POLITICS NIGERIA recalls how Mr Sanusi was deposed by Kano state Governor Abdullahi Ganduje and was sent on exile to Nasarawa afterwards.
Commenting on Ganduje’s action, the don noted that “those whom the gods would destroy, they first make mad.”
“The list is long, there are comrades in impunity awaiting their day of reckoning. The files remain open, and the nation remains on the watch. The wheels of justice grind slowly, but sooner or later, they arrive.”
Mr Soyinka, who expressed his view in an opinionated article published on SaharaReporters, described Sanusi’s removal as an attempt to deepen the security and economic challenges of the nation.
“These are depressing times – stemming from different factors of course – for a large sector of the nation. Insecurity, economy in a coma,
a leadership in name only, having vanished into either, permanently AWOL in a time of serial crisis.”
Soyinka opined that the latest event in Kano makes one wonder which is the more reactionary order between the so-called feudal institution, or “the self-vaunting modernized governance whose apex can bring the feudal to heel quite arbitrarily, without check and without seeming consequence.”
“To rub pepper in the wound, the protagonist of that “progressive” order enjoys near-absolute immunity, thus, even when it has disgraced its status and violated its oath of office, caught literally with its pants down in open defecation, it can still pretend to act in the interest of progress, modernity and public well being. Such are the ironies raised by the purported dethronement of the Emir of Kano, Mohammed Sanusi, with one stroke of a pen!”
Soyinka also cited a historical event when a similar scenario began to unfold in my own state, Ogun some years ago.
” The then governor, on account of an imagined slight by one of the monarchs in his domain was actually poised – not virtually but physically – poised to sign the dethronement and banishment order on that traditional ruler. His office was invaded by some of the panicked chiefs and stalwarts of Ogun state who rushed to ward off the impending order.”
“One of them stopped at my home after the pacification session to narrate what had transpired, and how some of them had actually gone on their knees to plead with that governor to stay action. I was furious. I knew every detail of that affair, had listened to a recording of the speech that was supposed to have given this mighty offence,” the Nobel laureate recounted.
In the article, Wole Soyinka says it is a pity Ganduje lacked friends who could have saved him from embarking on such an act of ‘injustice’.
“Insofar as one can acknowledge certain valued elements in traditional institutions, the man he thinks he has humiliated has demonstrated that he is one of the greatest reformers even of the feudal order. That is beyond question, a position publicly manifested in both act and pronouncements. By contrast, Ganduje’s conduct, apart from the innate travesty of justice in this recent move, is on a par with the repudiated colonial order, one that out-feudalized feudalism itself, and is synonymous with authoritarianism of the crudest temper.”

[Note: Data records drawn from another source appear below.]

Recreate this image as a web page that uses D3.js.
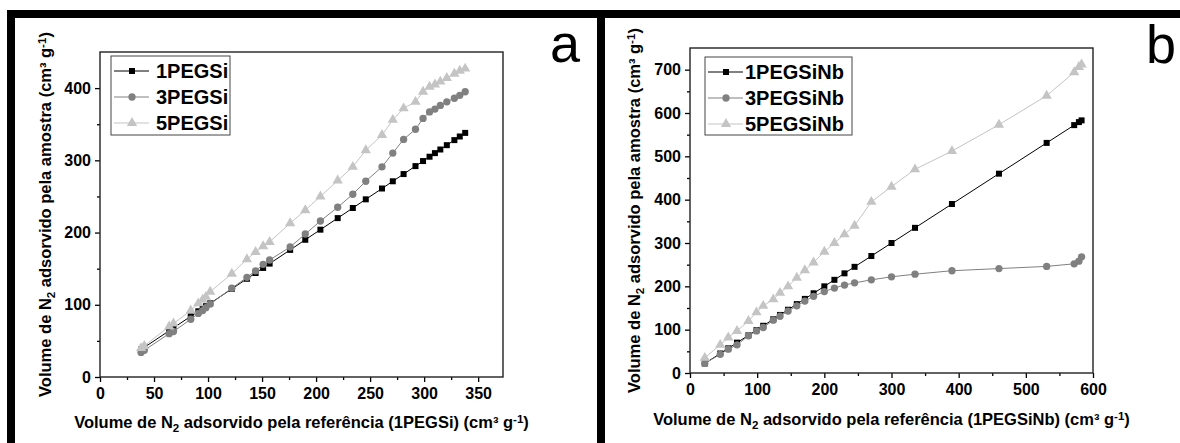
<!DOCTYPE html>
<html>
<head>
<meta charset="utf-8">
<script src="https://cdn.jsdelivr.net/npm/d3@7"></script>
<style>
    body { margin: 0; background: #fff; }
    svg { display: block; font-family: "Liberation Sans", Arial, sans-serif; }
</style>
</head>
<body>
<div id="chart"></div>
<script>
// Panel a: reference 1PEGSi
var refA = [38, 41, 64, 68, 84, 91, 95, 98, 102, 122, 136, 144, 151, 157, 176, 190, 204, 220, 234, 246, 261, 271, 281, 292, 299, 305, 310, 315, 321, 328, 333, 338];
var a1PEGSi = [38, 41, 64, 68, 84, 91, 95, 98, 102, 122, 136, 144, 151, 157, 176, 190, 204, 220, 234, 246, 261, 271, 281, 292, 299, 305, 310, 315, 321, 328, 333, 338];
var a3PEGSi = [34, 37, 60, 63, 80, 88, 92, 96, 101, 123, 138, 147, 156, 162, 180, 198, 216, 235, 253, 271, 291, 310, 329, 343, 358, 367, 371, 376, 381, 386, 390, 395];
var a5PEGSi = [40, 43, 70, 74, 92, 102, 107, 111, 118, 143, 163, 173, 181, 187, 213, 231, 250, 272, 291, 314, 335, 356, 372, 381, 395, 402, 405, 409, 414, 420, 424, 427];
var namesA = ["1PEGSi", "3PEGSi", "5PEGSi"];
var xTicksA = [0, 50, 100, 150, 200, 250, 300, 350];
var yTicksA = [0, 100, 200, 300, 400];

// Panel b: reference 1PEGSiNb
var refB = [22, 45, 57, 70, 87, 99, 109, 124, 134, 146, 159, 171, 184, 200, 215, 230, 245, 270, 300, 335, 390, 460, 531, 572, 579, 583];
var b1PEGSiNb = [22, 45, 57, 70, 87, 99, 109, 124, 134, 146, 159, 171, 184, 200, 215, 230, 245, 270, 300, 335, 390, 460, 531, 572, 579, 583];
var b3PEGSiNb = [22, 43, 55, 65, 86, 97, 105, 122, 131, 143, 155, 166, 177, 188, 196, 203, 208, 215, 222, 228, 236, 241, 246, 252, 258, 268];
var b5PEGSiNb = [35, 65, 82, 97, 120, 140, 155, 170, 185, 200, 220, 237, 255, 280, 300, 320, 340, 395, 430, 470, 512, 573, 640, 694, 706, 712];
var namesB = ["1PEGSiNb", "3PEGSiNb", "5PEGSiNb"];
var xTicksB = [0, 100, 200, 300, 400, 500, 600];
var yTicksB = [0, 100, 200, 300, 400, 500, 600, 700];

var W = 1180, H = 443;
var svg = d3.select("#chart").append("svg").attr("width", W).attr("height", H);

// marker style per series position
var styles = [
    { color: "#000000", symbol: d3.symbolSquare, size: 36 },
    { color: "#808080", symbol: d3.symbolCircle, size: 42 },
    { color: "#c4c4c4", symbol: d3.symbolTriangle, size: 46 }
];

function addTitle(sel, ref) {
    // "Volume de N2 adsorvido pela ... (cm³ g-1)" with sub/superscripts
    sel.append("tspan").text("Volume de N");
    sel.append("tspan").attr("baseline-shift", "-30%").style("font-size", "0.7em").text("2");
    sel.append("tspan").text(" adsorvido pela " + ref + " (cm³ g");
    sel.append("tspan").attr("baseline-shift", "40%").style("font-size", "0.7em").text("-1");
    sel.append("tspan").text(")");
}

function drawPanel(cfg) {
    var x = d3.scaleLinear().domain(cfg.xDomain).range([cfg.left, cfg.right]);
    var y = d3.scaleLinear().domain(cfg.yDomain).range([cfg.bottom, cfg.top]);
    var g = svg.append("g");

    // minor ticks halfway between the labelled ones
    var xMinor = cfg.xTicks.map(function(t) { return t + cfg.xStep / 2; }).filter(function(t) { return t < cfg.xDomain[1]; });
    var yMinor = cfg.yTicks.map(function(t) { return t + cfg.yStep / 2; }).filter(function(t) { return t < cfg.yDomain[1]; });

    g.append("g").attr("transform", "translate(0," + cfg.bottom + ")")
        .call(d3.axisBottom(x).tickValues(xMinor).tickSize(3).tickFormat(""))
        .call(function(a) { a.select(".domain").remove(); a.selectAll("line").attr("stroke-width", 1.3); });
    g.append("g").attr("transform", "translate(" + cfg.left + ",0)")
        .call(d3.axisLeft(y).tickValues(yMinor).tickSize(3).tickFormat(""))
        .call(function(a) { a.select(".domain").remove(); a.selectAll("line").attr("stroke-width", 1.3); });

    var xa = g.append("g").attr("transform", "translate(0," + cfg.bottom + ")")
        .call(d3.axisBottom(x).tickValues(cfg.xTicks).tickSize(5).tickSizeOuter(0).tickPadding(6));
    var ya = g.append("g").attr("transform", "translate(" + cfg.left + ",0)")
        .call(d3.axisLeft(y).tickValues(cfg.yTicks).tickSize(5).tickSizeOuter(0).tickPadding(4));
    [xa, ya].forEach(function(a) {
        a.selectAll("text").style("font-size", "16px").style("font-weight", "bold").attr("fill", "#000");
        a.selectAll("line").attr("stroke", "#000").attr("stroke-width", 1.3);
        a.select(".domain").remove();
    });

    // frame
    g.append("rect")
        .attr("x", cfg.left).attr("y", cfg.top)
        .attr("width", cfg.right - cfg.left).attr("height", cfg.bottom - cfg.top)
        .attr("fill", "none").attr("stroke", "#222").attr("stroke-width", 1.4);

    // series
    cfg.series.forEach(function(vals, i) {
        var st = styles[i];
        var pts = cfg.ref.map(function(r, k) { return [r, vals[k]]; });
        g.append("path").datum(pts)
            .attr("fill", "none").attr("stroke", st.color).attr("stroke-width", 1)
            .attr("d", d3.line().x(function(d) { return x(d[0]); }).y(function(d) { return y(d[1]); }));
        g.append("g").selectAll("path").data(pts).enter().append("path")
            .attr("transform", function(d) { return "translate(" + x(d[0]) + "," + y(d[1]) + ")"; })
            .attr("d", d3.symbol().type(st.symbol).size(st.size))
            .attr("fill", st.color);
    });

    // legend
    var lg = g.append("g");
    lg.append("rect")
        .attr("x", cfg.legend.x).attr("y", cfg.legend.y)
        .attr("width", cfg.legend.w).attr("height", cfg.legend.h)
        .attr("fill", "#fff").attr("stroke", "#444").attr("stroke-width", 1);
    cfg.names.forEach(function(name, i) {
        var st = styles[i];
        var ly = cfg.legend.y + 15 + i * 26;
        var lx = cfg.legend.x + 3;
        lg.append("line").attr("x1", lx).attr("x2", lx + 35).attr("y1", ly).attr("y2", ly)
            .attr("stroke", st.color).attr("stroke-width", 1);
        lg.append("path").attr("transform", "translate(" + (lx + 18) + "," + ly + ")")
            .attr("d", d3.symbol().type(st.symbol).size(st.size)).attr("fill", st.color);
        lg.append("text").attr("x", lx + cfg.legend.textDx).attr("y", ly + 7)
            .style("font-size", cfg.legend.font).style("font-weight", "bold").text(name);
    });

    // axis titles
    var xt = g.append("text").attr("x", (cfg.left + cfg.right) / 2).attr("y", cfg.xTitleY)
        .attr("text-anchor", "middle").style("font-size", "16.5px").style("font-weight", "bold");
    addTitle(xt, "referência (" + cfg.names[0] + ")");
    var yt = g.append("text")
        .attr("transform", "translate(" + cfg.yTitleX + "," + (cfg.top + cfg.bottom) / 2 + ") rotate(-90)")
        .attr("text-anchor", "middle").style("font-size", "16.5px").style("font-weight", "bold");
    addTitle(yt, "amostra");

    // panel letter
    g.append("text").attr("x", cfg.letterX).attr("y", cfg.letterY)
        .attr("text-anchor", "middle").style("font-size", "54px").text(cfg.letter);
}

drawPanel({
    left: 100, right: 503, top: 52, bottom: 377,
    xDomain: [0, 373], yDomain: [0, 450], xStep: 50, yStep: 100,
    xTicks: xTicksA, yTicks: yTicksA,
    ref: refA, series: [a1PEGSi, a3PEGSi, a5PEGSi], names: namesA,
    legend: { x: 111, y: 56, w: 119, h: 79, textDx: 42, font: "20px" },
    xTitleY: 428, yTitleX: 51, letter: "a", letterX: 565, letterY: 62
});

drawPanel({
    left: 690, right: 1093, top: 48, bottom: 373,
    xDomain: [0, 600], yDomain: [0, 750], xStep: 100, yStep: 100,
    xTicks: xTicksB, yTicks: yTicksB,
    ref: refB, series: [b1PEGSiNb, b3PEGSiNb, b5PEGSiNb], names: namesB,
    legend: { x: 705, y: 57, w: 147, h: 78, textDx: 37, font: "20px" },
    xTitleY: 425, yTitleX: 640, letter: "b", letterX: 1161, letterY: 63
});

// black figure frame
svg.append("rect").attr("x", 7).attr("y", 10).attr("width", W - 7).attr("height", 8).attr("fill", "#000");
svg.append("rect").attr("x", 7).attr("y", 10).attr("width", 8).attr("height", H - 10).attr("fill", "#000");
svg.append("rect").attr("x", 597).attr("y", 10).attr("width", 8).attr("height", H - 10).attr("fill", "#000");
</script>
</body>
</html>
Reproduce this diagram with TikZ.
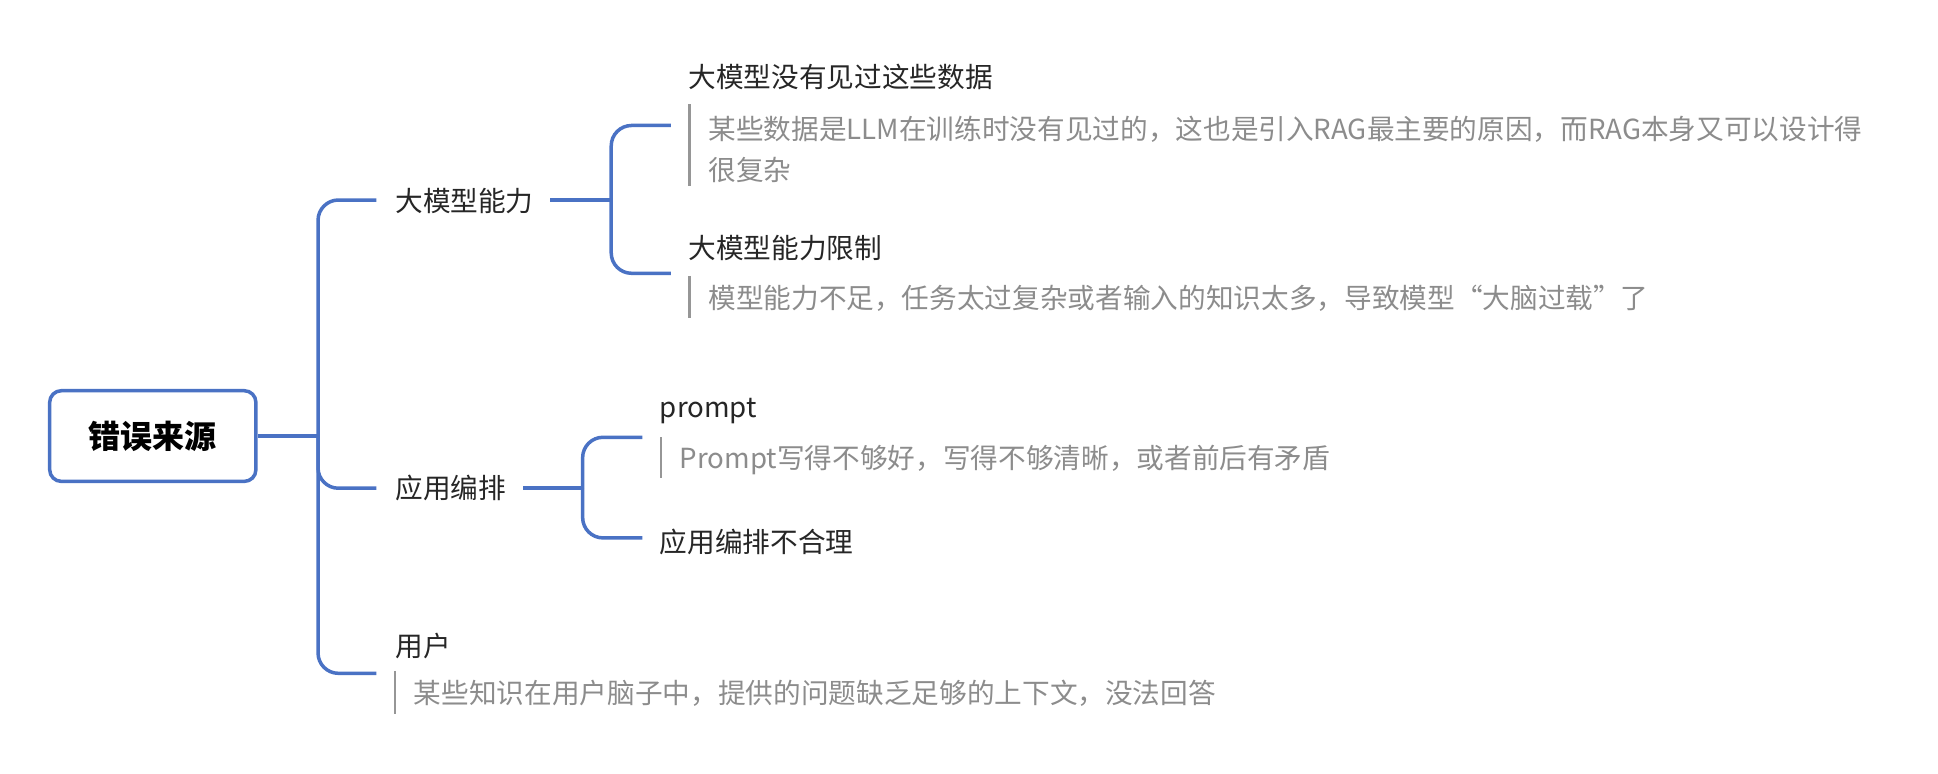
\documentclass[tikz,border=0pt]{standalone}
\usepackage{fontspec}
\setmainfont{Noto Sans CJK SC}
\definecolor{linkblue}{RGB}{74,114,196}
\definecolor{notegray}{RGB}{140,140,140}
\definecolor{bargray}{RGB}{150,150,150}
\tikzset{
  link/.style={draw=linkblue, line width=2.4pt, rounded corners=14pt},
  topic/.style={anchor=west, inner sep=0pt, font=\fontsize{19}{22}\selectfont, text=black!85},
  note/.style={anchor=west, inner sep=0pt, align=left, font=\fontsize{19}{28}\selectfont, text=notegray},
  notebar/.style={draw=bargray, line width=1.6pt},
}
\begin{document}
\begin{tikzpicture}[x=0.03cm, y=-0.03cm]
  \useasboundingbox (0,0) rectangle (1560,623);

  \node[draw=linkblue, line width=2.4pt, rounded corners=8pt, minimum width=166*0.03cm, minimum height=73*0.03cm,
        font=\fontsize{22}{26}\selectfont\bfseries] (root) at (123,351) {错误来源};

  % first level
  \node[topic] (model) at (318,162) {大模型能力};
  \node[topic] (app) at (318,393) {应用编排};
  \node[topic] (user) at (318,520) {用户};

  \coordinate (trunk) at (256,351);
  \draw[link] (root.east) -- (trunk);
  \draw[link] (trunk) |- (303,161);
  \draw[link] (trunk) |- (303,393);
  \draw[link] (trunk) |- (303,542);

  % 大模型能力
  \node[topic] (unseen) at (554,62) {大模型没有见过这些数据};
  \node[note] (unseennote) at (570,120) {某些数据是LLM在训练时没有见过的，这也是引入RAG最主要的原因，而RAG本身又可以设计得\\很复杂};
  \node[topic] (limit) at (554,200) {大模型能力限制};
  \node[note] (limitnote) at (570,240) {模型能力不足，任务太过复杂或者输入的知识太多，导致模型“大脑过载”了};
  \coordinate (modelfork) at (492,161);
  \draw[link] (443,161) -- (modelfork);
  \draw[link] (modelfork) |- (540,101);
  \draw[link] (modelfork) |- (540,220);
  \draw[notebar] (555,84) -- (555,150);
  \draw[notebar] (555,222) -- (555,256);

  % 应用编排
  \node[topic] (prompt) at (531,331) {prompt};
  \node[note] (promptnote) at (547,370) {Prompt写得不够好，写得不够清晰，或者前后有矛盾};
  \node[topic] (badapp) at (531,436) {应用编排不合理};
  \coordinate (appfork) at (469,393);
  \draw[link] (421,393) -- (appfork);
  \draw[link] (appfork) |- (517,352);
  \draw[link] (appfork) |- (517,433);
  \draw[notebar] (532,352) -- (532,385);

  % 用户
  \node[note] (usernote) at (333,558) {某些知识在用户脑子中，提供的问题缺乏足够的上下文，没法回答};
  \draw[notebar] (318,540) -- (318,575);
\end{tikzpicture}
\end{document}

Speaking on Sanusi’s personality, he stated that Emir Sanusi was a one-man EFCC sanitization squad in the banking system taking on the powerful corrupters of that institution.
“By contrast, confidence in immunity has catapulted his tormentor to the ranks of the most notorious public faces of the disorder that Sanusi strove to eradicate. Obviously, vengeance lay in wait, and he was not unaware of it,” He added.